I went to Washington DC for the weekend. I had an extraordinary time. If it hadn't happened exactly the way it did, I don't think I would have had as good a time. And I got to eat at an Indian restaurant, which was good, even though I could hear Anissa's voice in my head: "Ahh, my mom could do it better, and make it cheaper..." So that was DC. And I enjoyed the company. I couldn't have asked for better, though I'm not going to let James forget that he could've come too. And should've.

It's the fourth of July, I got to see fireworks and hear Lee Greenwood on the radio, at the same time. So that was an excellent fourth of July. My housemate has a friend over, and she's a little tipsy. Not too much right now to report in terms of new developments.
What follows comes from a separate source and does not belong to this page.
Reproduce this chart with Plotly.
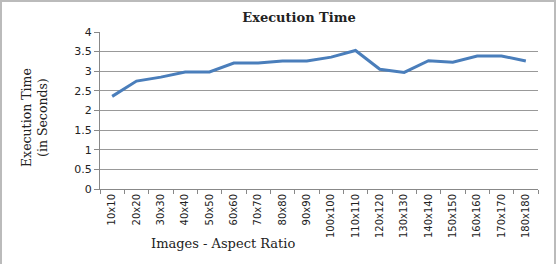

Except there's something that's been on my mind lately. A couple of people have thought that a friend and I are more than friends, and I am inclined to think that it is only because this friend happens to be of the opposite gender. Its made me think... perhaps in this society, some unspoken law was written that girls and guys can't be good friends. If so, I kind of wish someone told me about this law before. That's not to imply I wouldn't still be friends with him. But sometimes its nice to know beforehand what you are getting yourself into. Now, I'm not quite sure how to reconcile the "discord" if that's what you can call it. Its not exactly discord. But it feels like that sometimes, because in one sense, I care about what my friends think of me. But at the same time, its not going to rule my life.

Anyway, I'm starting to zone out. Which means I'm starting to let my mind wander, which means I'm going to venture into uncharted territory while extremely tired, which is not a safe thing to do. I might get hurt in there. So, I'd better go back to reading. Goodnight.